Testing Your GenAI Application: A Beginner’s Guide for Non-Technical Users

As the adoption of Generative AI (GenAI) accelerates, so do the concerns around its trustworthiness in real-world business applications. On March 19, nearly 100 business and product leaders, startup founders, and risk/compliance professionals gathered at AWS Singapore for an eye-opening session: Testing Your GenAI Application — A Beginner’s Guide for Non-Technical Users.

Co-hosted by AI Verify Foundation, AWS Responsible GenAI Community, and The Generative Beings, this event was designed for non-technical stakeholders who are increasingly held accountable for AI outcomes — but often rely on technical teams to assess the risks.

Why does GenAI testing matter? Because in the real world, it’s not just about whether the technology works in theory — it’s about whether it works reliably, accurately, and safely in high-stakes environments.
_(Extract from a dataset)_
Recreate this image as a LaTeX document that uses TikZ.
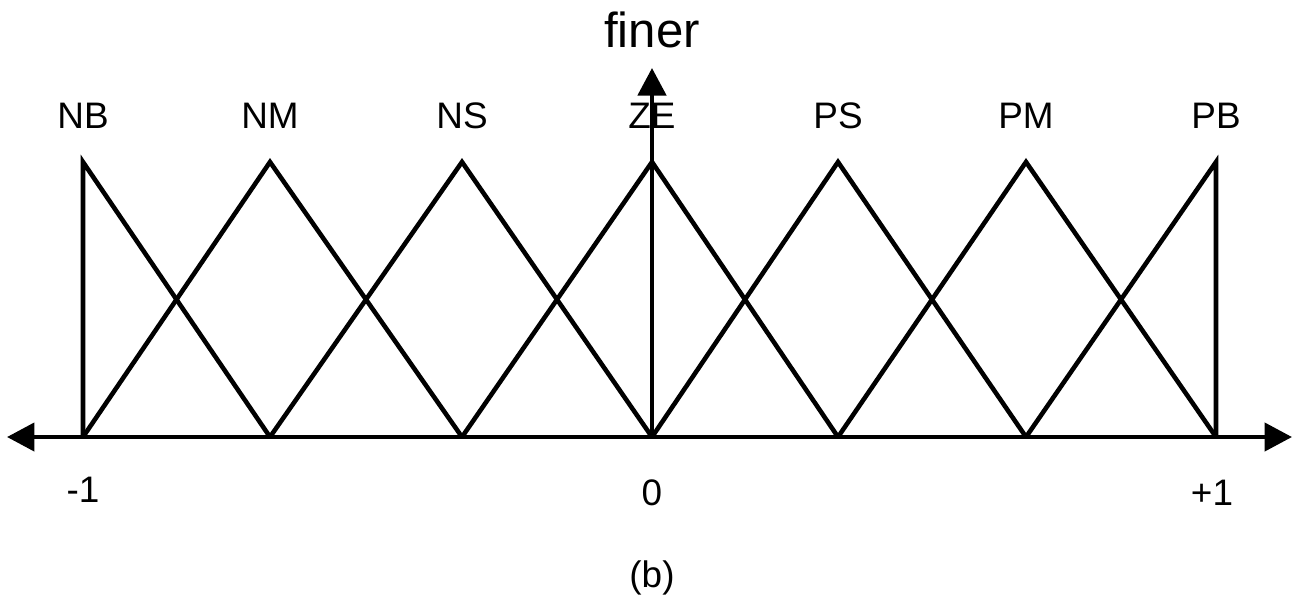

The Basics of Building Trustworthy AI

The session broke down complex testing concepts into digestible, real-world applications.

Shameek Kundu from AI Verify Foundation kickstarted the sharing by joining the dots between the various testing practices and actual business applications and impact.

🔍 Benchmarking for Safety – Harry Zhao from AI Verify Foundation introduced the Moonshot toolkit, showing how off-the-shelf safety benchmarks can quickly evaluate if a GenAI model might produce violent, criminal, or harmful outputs.
🧠 RAG Accuracy Testing – Shahul ES from Ragas AI explained how Retrieval-Augmented Generation (RAG) testing ensures AI retrieves the right information from your data—moving beyond gut instinct to structured evaluation.
🥊 Red Teaming – Alex Leung and Sue Yen Leow of Vulcan demonstrated how simulating attacks (whether by humans or another AI) can expose weaknesses before your app goes live.
🛡️ Guardrails in Production – Safeer Mohiuddin from Guardrails AI walked us through lightweight yet powerful mechanisms to enforce rules even after deployment.
⚙️ Bringing it Together with AWS – Dr. Alessandro Cerè from AWS shared upcoming capabilities within AWS Bedrock to embed RAG and guardrails into your workflows natively.

Why Non-Technical Leaders Should Care

AI testing is not just a technical task—it’s a strategic responsibility. As one participant noted, “We’re not here to test for the sake of testing. We’re here to make sure what we build actually works, and works safely.”

Through live demos and practical walkthroughs, the event empowered non-technical leaders to ask the right questions, collaborate better with tech teams, and take ownership of trustworthy AI adoption.